One who charts the course for a ship or plane; an explorer. The first Navigator retained her former name, the second was named for the term.
(ATA–203; dp. 600; l. 143’; b. 33’; dr. 9’; s. 12.5 k.; cpl. 48; a. 1 3”, 2 20mm.; cl. ATA–121)
ATA–203, originally designated ATR–130, was laid down by the Gulfport Boiler and Welding Works, Port Arthur, Texas, 10 September 1944; launched 26 October 1944; and commissioned 1 January 1945, Lt. J. E. Fuld, Jr., USNR, in command.
Following shakedown, ATA–203 departed Texas for Coco Solo, thence with 2 YTBs in tow, she headed for Pearl Harbor, arriving 9 March.
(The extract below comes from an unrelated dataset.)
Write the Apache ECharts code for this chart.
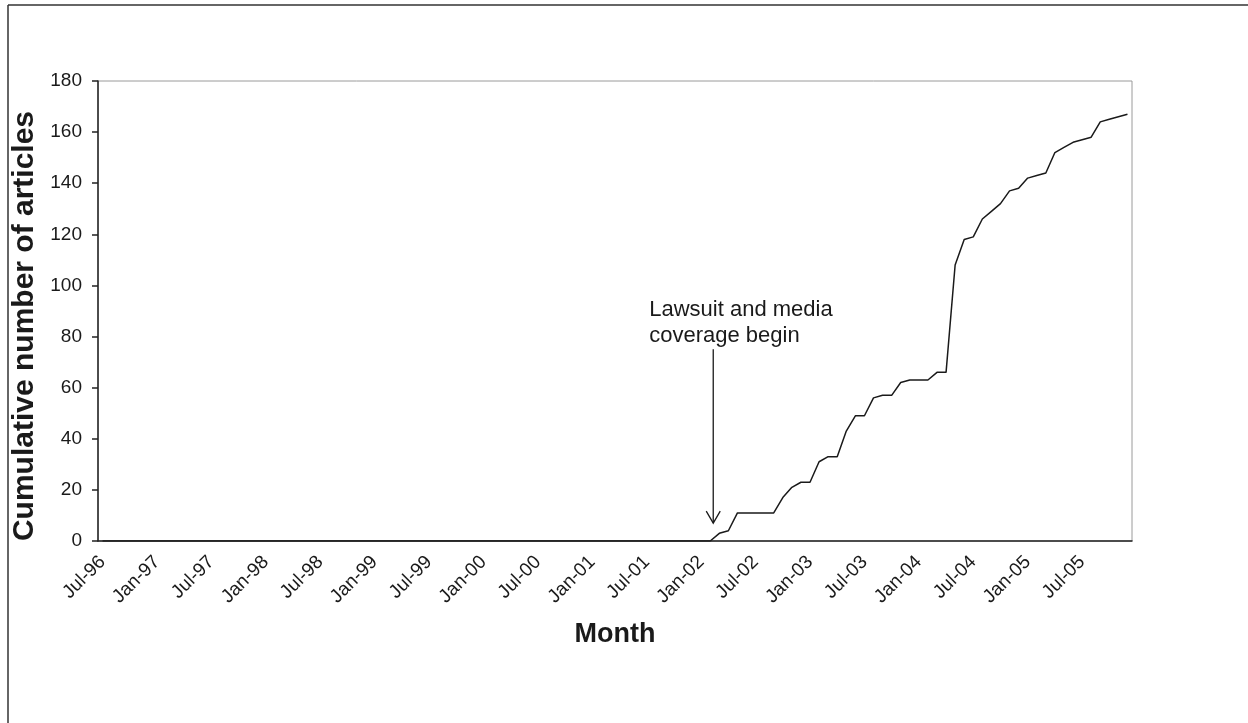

Exchanging the YTBs for pontoon barges, the auxiliary tug steamed westward, 16 March, and on 22 May cast off her charges in Nakagusuku Wan, Okinawa. She performed towing jobs in the Okinawa area, then on 11 June, headed south to Leyte. From there towing assignments took her to the New Hebrides, New Guinea, and finally back to Okinawa where she reported for duty to ComMinPac, 30 August.
On 8 September, she got underway for the Japanese home islands, reporting to ComMinDiv 7, off Kyushu, 11 September. Until 29 December she conducted hydrographic surveys off Sasebo, Omura, and Nagasaki, acted as a mine destruction vessel and assisted storm damaged ships. Then detached from all duties in Mine Force, Pacific, she took up towing services for the occupation forces.
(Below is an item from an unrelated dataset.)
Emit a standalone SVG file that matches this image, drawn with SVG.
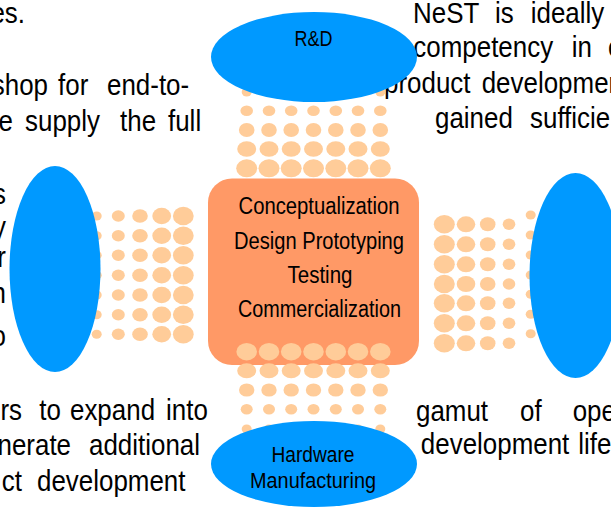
<svg xmlns="http://www.w3.org/2000/svg" width="611" height="508" viewBox="0 0 611 508">
<defs>
<style>
.body{font-family:"Liberation Sans",Arial,sans-serif;font-size:30px;fill:#000}
.e{text-anchor:end}
.lbl{font-family:"Liberation Sans",Arial,sans-serif;fill:#000;text-anchor:middle}
.blue{fill:#0099FF}
.box{fill:#FF9966}
.dot{fill:#FFCC99}
</style>
</defs>
<rect width="611" height="508" fill="#fff"/>
<g id="body-text" transform="scale(0.865 1)" class="body">
<text x="28.9" y="23" class="e">es.</text>
<text x="55.49" y="95" class="e">shop</text>
<text x="67.05" y="95">for</text>
<text x="123.7" y="95">end-to-</text>
<text x="15.03" y="131" class="e">e</text>
<text x="28.9" y="131">supply</text>
<text x="138.73" y="131">the</text>
<text x="194.22" y="131">full</text>
<text x="6.94" y="204" class="e">s</text>
<text x="6.94" y="237" class="e">y</text>
<text x="6.94" y="267" class="e">r</text>
<text x="6.94" y="303" class="e">n</text>
<text x="6.94" y="346" class="e">o</text>
<text x="25.43" y="420" class="e">rs</text>
<text x="45.5" y="420">to</text>
<text x="80.92" y="420">expand</text>
<text x="191.91" y="420">into</text>
<text x="82.08" y="455" class="e">nerate</text>
<text x="102.89" y="455">additional</text>
<text x="25.43" y="491" class="e">ct</text>
<text x="42.77" y="491">development</text>
<text x="477.46" y="23">NeST</text>
<text x="572.25" y="23">is</text>
<text x="613.53" y="23">ideally</text>
<text x="477.8" y="57.3">competency</text>
<text x="660.92" y="57.3">in</text>
<text x="702.89" y="57.3">e</text>
<text x="443.93" y="92.7">product</text>
<text x="556.88" y="92.7">development</text>
<text x="502.89" y="128">gained</text>
<text x="612.72" y="128">sufficient</text>
<text x="480.92" y="420.7">gamut</text>
<text x="601.16" y="420.7">of</text>
<text x="662.08" y="420.7">open</text>
<text x="486.5" y="454">development</text>
<text x="668.5" y="454">lifecycle</text>
</g>
<g id="center">
<rect class="box" x="208" y="178.5" width="211" height="186.5" rx="24"/>
<text class="lbl" x="319" y="214" font-size="23" textLength="161" lengthAdjust="spacingAndGlyphs">Conceptualization</text>
<text class="lbl" x="319" y="249" font-size="23" textLength="170" lengthAdjust="spacingAndGlyphs">Design Prototyping</text>
<text class="lbl" x="320" y="283" font-size="23" textLength="65" lengthAdjust="spacingAndGlyphs">Testing</text>
<text class="lbl" x="319.5" y="317" font-size="23" textLength="163" lengthAdjust="spacingAndGlyphs">Commercialization</text>
</g>
<g id="connectors" class="dot">
<g id="dots-top">
<ellipse cx="246.7" cy="92" rx="5" ry="4.5"/><ellipse cx="269" cy="92" rx="5" ry="4.5"/><ellipse cx="291.2" cy="92" rx="5" ry="4.5"/><ellipse cx="313.5" cy="92" rx="5" ry="4.5"/><ellipse cx="335.8" cy="92" rx="5" ry="4.5"/><ellipse cx="358" cy="92" rx="5" ry="4.5"/><ellipse cx="380.3" cy="92" rx="5" ry="4.5"/>
<ellipse cx="246.7" cy="110.7" rx="6.3" ry="5.3"/><ellipse cx="269" cy="110.7" rx="6.3" ry="5.3"/><ellipse cx="291.2" cy="110.7" rx="6.3" ry="5.3"/><ellipse cx="313.5" cy="110.7" rx="6.3" ry="5.3"/><ellipse cx="335.8" cy="110.7" rx="6.3" ry="5.3"/><ellipse cx="358" cy="110.7" rx="6.3" ry="5.3"/><ellipse cx="380.3" cy="110.7" rx="6.3" ry="5.3"/>
<ellipse cx="246.7" cy="130" rx="7.8" ry="7"/><ellipse cx="269" cy="130" rx="7.8" ry="7"/><ellipse cx="291.2" cy="130" rx="7.8" ry="7"/><ellipse cx="313.5" cy="130" rx="7.8" ry="7"/><ellipse cx="335.8" cy="130" rx="7.8" ry="7"/><ellipse cx="358" cy="130" rx="7.8" ry="7"/><ellipse cx="380.3" cy="130" rx="7.8" ry="7"/>
<ellipse cx="246.7" cy="149" rx="9.5" ry="7.8"/><ellipse cx="269" cy="149" rx="9.5" ry="7.8"/><ellipse cx="291.2" cy="149" rx="9.5" ry="7.8"/><ellipse cx="313.5" cy="149" rx="9.5" ry="7.8"/><ellipse cx="335.8" cy="149" rx="9.5" ry="7.8"/><ellipse cx="358" cy="149" rx="9.5" ry="7.8"/><ellipse cx="380.3" cy="149" rx="9.5" ry="7.8"/>
<ellipse cx="246.7" cy="168.3" rx="10.5" ry="9"/><ellipse cx="269" cy="168.3" rx="10.5" ry="9"/><ellipse cx="291.2" cy="168.3" rx="10.5" ry="9"/><ellipse cx="313.5" cy="168.3" rx="10.5" ry="9"/><ellipse cx="335.8" cy="168.3" rx="10.5" ry="9"/><ellipse cx="358" cy="168.3" rx="10.5" ry="9"/><ellipse cx="380.3" cy="168.3" rx="10.5" ry="9"/>
</g>
<g id="dots-bottom">
<ellipse cx="246.7" cy="351.7" rx="10.3" ry="8.7"/><ellipse cx="269" cy="351.7" rx="10.3" ry="8.7"/><ellipse cx="291.2" cy="351.7" rx="10.3" ry="8.7"/><ellipse cx="313.5" cy="351.7" rx="10.3" ry="8.7"/><ellipse cx="335.8" cy="351.7" rx="10.3" ry="8.7"/><ellipse cx="358" cy="351.7" rx="10.3" ry="8.7"/><ellipse cx="380.3" cy="351.7" rx="10.3" ry="8.7"/>
<ellipse cx="246.7" cy="370.7" rx="9.5" ry="7.5"/><ellipse cx="269" cy="370.7" rx="9.5" ry="7.5"/><ellipse cx="291.2" cy="370.7" rx="9.5" ry="7.5"/><ellipse cx="313.5" cy="370.7" rx="9.5" ry="7.5"/><ellipse cx="335.8" cy="370.7" rx="9.5" ry="7.5"/><ellipse cx="358" cy="370.7" rx="9.5" ry="7.5"/><ellipse cx="380.3" cy="370.7" rx="9.5" ry="7.5"/>
<ellipse cx="246.7" cy="390" rx="7.7" ry="6.6"/><ellipse cx="269" cy="390" rx="7.7" ry="6.6"/><ellipse cx="291.2" cy="390" rx="7.7" ry="6.6"/><ellipse cx="313.5" cy="390" rx="7.7" ry="6.6"/><ellipse cx="335.8" cy="390" rx="7.7" ry="6.6"/><ellipse cx="358" cy="390" rx="7.7" ry="6.6"/><ellipse cx="380.3" cy="390" rx="7.7" ry="6.6"/>
<ellipse cx="246.7" cy="409.3" rx="6" ry="5.2"/><ellipse cx="269" cy="409.3" rx="6" ry="5.2"/><ellipse cx="291.2" cy="409.3" rx="6" ry="5.2"/><ellipse cx="313.5" cy="409.3" rx="6" ry="5.2"/><ellipse cx="335.8" cy="409.3" rx="6" ry="5.2"/><ellipse cx="358" cy="409.3" rx="6" ry="5.2"/><ellipse cx="380.3" cy="409.3" rx="6" ry="5.2"/>
<ellipse cx="246.7" cy="429" rx="5" ry="4.5"/><ellipse cx="269" cy="429" rx="5" ry="4.5"/><ellipse cx="291.2" cy="429" rx="5" ry="4.5"/><ellipse cx="313.5" cy="429" rx="5" ry="4.5"/><ellipse cx="335.8" cy="429" rx="5" ry="4.5"/><ellipse cx="358" cy="429" rx="5" ry="4.5"/><ellipse cx="380.3" cy="429" rx="5" ry="4.5"/>
</g>
<g id="dots-left">
<ellipse cx="96.7" cy="216" rx="5" ry="4.5"/><ellipse cx="96.7" cy="235.7" rx="5" ry="4.5"/><ellipse cx="96.7" cy="255.3" rx="5" ry="4.5"/><ellipse cx="96.7" cy="275.3" rx="5" ry="4.5"/><ellipse cx="96.7" cy="295" rx="5" ry="4.5"/><ellipse cx="96.7" cy="314.7" rx="5" ry="4.5"/><ellipse cx="96.7" cy="334.3" rx="5" ry="4.5"/>
<ellipse cx="118.3" cy="216" rx="6.5" ry="5.7"/><ellipse cx="118.3" cy="235.7" rx="6.5" ry="5.7"/><ellipse cx="118.3" cy="255.3" rx="6.5" ry="5.7"/><ellipse cx="118.3" cy="275.3" rx="6.5" ry="5.7"/><ellipse cx="118.3" cy="295" rx="6.5" ry="5.7"/><ellipse cx="118.3" cy="314.7" rx="6.5" ry="5.7"/><ellipse cx="118.3" cy="334.3" rx="6.5" ry="5.7"/>
<ellipse cx="140" cy="216" rx="7.8" ry="6.8"/><ellipse cx="140" cy="235.7" rx="7.8" ry="6.8"/><ellipse cx="140" cy="255.3" rx="7.8" ry="6.8"/><ellipse cx="140" cy="275.3" rx="7.8" ry="6.8"/><ellipse cx="140" cy="295" rx="7.8" ry="6.8"/><ellipse cx="140" cy="314.7" rx="7.8" ry="6.8"/><ellipse cx="140" cy="334.3" rx="7.8" ry="6.8"/>
<ellipse cx="161.7" cy="216" rx="9.4" ry="8.2"/><ellipse cx="161.7" cy="235.7" rx="9.4" ry="8.2"/><ellipse cx="161.7" cy="255.3" rx="9.4" ry="8.2"/><ellipse cx="161.7" cy="275.3" rx="9.4" ry="8.2"/><ellipse cx="161.7" cy="295" rx="9.4" ry="8.2"/><ellipse cx="161.7" cy="314.7" rx="9.4" ry="8.2"/><ellipse cx="161.7" cy="334.3" rx="9.4" ry="8.2"/>
<ellipse cx="183.3" cy="216" rx="10.4" ry="9.2"/><ellipse cx="183.3" cy="235.7" rx="10.4" ry="9.2"/><ellipse cx="183.3" cy="255.3" rx="10.4" ry="9.2"/><ellipse cx="183.3" cy="275.3" rx="10.4" ry="9.2"/><ellipse cx="183.3" cy="295" rx="10.4" ry="9.2"/><ellipse cx="183.3" cy="314.7" rx="10.4" ry="9.2"/><ellipse cx="183.3" cy="334.3" rx="10.4" ry="9.2"/>
</g>
<g id="dots-right">
<ellipse cx="444.3" cy="224.3" rx="10.5" ry="9.2"/><ellipse cx="444.3" cy="244.3" rx="10.5" ry="9.2"/><ellipse cx="444.3" cy="264.3" rx="10.5" ry="9.2"/><ellipse cx="444.3" cy="284" rx="10.5" ry="9.2"/><ellipse cx="444.3" cy="303.3" rx="10.5" ry="9.2"/><ellipse cx="444.3" cy="323.3" rx="10.5" ry="9.2"/><ellipse cx="444.3" cy="343.3" rx="10.5" ry="9.2"/>
<ellipse cx="466" cy="224.3" rx="9.3" ry="8"/><ellipse cx="466" cy="244.3" rx="9.3" ry="8"/><ellipse cx="466" cy="264.3" rx="9.3" ry="8"/><ellipse cx="466" cy="284" rx="9.3" ry="8"/><ellipse cx="466" cy="303.3" rx="9.3" ry="8"/><ellipse cx="466" cy="323.3" rx="9.3" ry="8"/><ellipse cx="466" cy="343.3" rx="9.3" ry="8"/>
<ellipse cx="487.7" cy="224.3" rx="7.8" ry="7"/><ellipse cx="487.7" cy="244.3" rx="7.8" ry="7"/><ellipse cx="487.7" cy="264.3" rx="7.8" ry="7"/><ellipse cx="487.7" cy="284" rx="7.8" ry="7"/><ellipse cx="487.7" cy="303.3" rx="7.8" ry="7"/><ellipse cx="487.7" cy="323.3" rx="7.8" ry="7"/><ellipse cx="487.7" cy="343.3" rx="7.8" ry="7"/>
<ellipse cx="509" cy="224.3" rx="6.3" ry="5.7"/><ellipse cx="509" cy="244.3" rx="6.3" ry="5.7"/><ellipse cx="509" cy="264.3" rx="6.3" ry="5.7"/><ellipse cx="509" cy="284" rx="6.3" ry="5.7"/><ellipse cx="509" cy="303.3" rx="6.3" ry="5.7"/><ellipse cx="509" cy="323.3" rx="6.3" ry="5.7"/><ellipse cx="509" cy="343.3" rx="6.3" ry="5.7"/>
<ellipse cx="530.7" cy="215" rx="5" ry="4.5"/><ellipse cx="530.7" cy="235" rx="5" ry="4.5"/><ellipse cx="530.7" cy="255" rx="5" ry="4.5"/><ellipse cx="530.7" cy="275" rx="5" ry="4.5"/><ellipse cx="530.7" cy="294.3" rx="5" ry="4.5"/><ellipse cx="530.7" cy="314.3" rx="5" ry="4.5"/><ellipse cx="530.7" cy="333.7" rx="5" ry="4.5"/>
</g>
</g>
<g id="rnd">
<ellipse class="blue" cx="314" cy="57" rx="103" ry="45"/>
<text class="lbl" x="313.5" y="45.7" font-size="22" textLength="38" lengthAdjust="spacingAndGlyphs">R&amp;D</text>
</g>
<g id="hardware">
<ellipse class="blue" cx="314" cy="464" rx="103" ry="43"/>
<text class="lbl" x="313" y="461.7" font-size="22" textLength="83" lengthAdjust="spacingAndGlyphs">Hardware</text>
<text class="lbl" x="313" y="488" font-size="22" textLength="126" lengthAdjust="spacingAndGlyphs">Manufacturing</text>
</g>
<g id="left-node">
<ellipse class="blue" cx="55" cy="269" rx="45.5" ry="103"/>
</g>
<g id="right-node">
<ellipse class="blue" cx="575.5" cy="275.5" rx="46" ry="102.5"/>
</g>
</svg>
On 14 March 1946, ATA–203 headed home, reporting to ComServLant 22 June. Assigned to the 16th (Reserve) Fleet, she decommissioned 20 October 1946 arid was berthed at Orange, Texas. Named Navigator, 16 July 1948, she was transferred to the Maritime Administration in August 1960 and was laid up at Mobile, Alabama, as a unit of the National Defense Reserve Fleet. She remains there into 1970.